Mon ami est nerveux, tendu, en éveil comme il ne l'a sans doute jamais été.
Je lui demande à mi-voix ce qu'il se passe; vif comme l'éclair, il met sa main devant ma bouche en regardant méfiant autour de lui et me montre l'écran de sa télévision d'un signe de la tête.
Un homme. Un homme seul à l'assaut d'un cargo bourré jusqu'à la gueule de "motherfuckers" de première.
Largué pour foutre le rifle sur un tanker qui abriterait un nouveau prototype de Metal Gear développé par l'US Marines.
Mais le piège vient de se refermer sur le joli petit cul de Solid Snake.
Seul contre tous. Mon pote me regarde, la peur se lit sur son visage.
Ne dis rien ma couille, j'ai pigé ! A toi de jouer cowboy !!
Planquer des plombes derrière un pylône attendant une saloperie de garde pour le shooter en pleine tronche, ne pas oublier de planquer sa carcasse encore fumante dans ces casiers de rangements pour ne pas alerter la garde.
Surprendre ces enfoirés qui veulent faire péter notre bonne vieille planète, en leur lançant un "Freeze !" d'outre-tombe avant de leur tirer un coup de pistolet hypodermique dans les roubignoles.
Se planquer sous des caisses, se faufiler à la vitesse de l'éclair, devenir un fantôme, une ombre.
Un putain de ninja avec la gueule de Kurt Russel.
Il est là son devoir !!
C'est une aventure extraordinaire. C'est l'immersion complète dans le virtuel et l' "infiltration game" à son apogée.
La révélation que le jeu vidéo n'est pas que ce triste chemin balisé que l'on suit bêtement jusqu'à la révélation finale aussi fade qu'un épisode de "Joséphine Ange Gardien".
Kojima ne crée pas que des jeux, Kojima est un créateur d'émotions, un inventeur de mondes.
Un alchimiste manipulateur qui transforme ta manette de "Play" en fusil mitrailleur, ton canapé crasseux en pétrolier infesté de mercenaires de tout poils et ton ami bedonnant et "bédo" nnant en un soldat d'élite surentraîné.

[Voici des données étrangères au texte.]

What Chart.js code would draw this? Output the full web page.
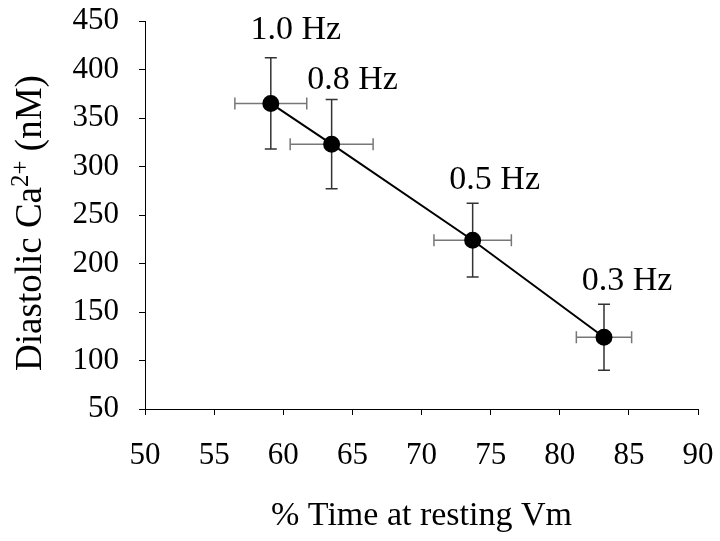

Je me levais et partis discrètement, laissant mon ami aux prises avec l'odieux Revolver Ocelot.
Je me retournais avant de fermer sa porte d'entrée et je le vis. Un ventre tendu et rond comme un ballon où trônait fièrement un reste de curly entre les plis de son tee-shirt "Megadeth", des yeux rouge sang mi-clos fixant cette lumière cathodique et ce joint, ce bédo, ce merveilleux trois-feuilles en train de s'éteindre paisiblement entre ses lèvres séchées par la concentration. Un héros.
T'es un héros mon pote ! Tout simplement.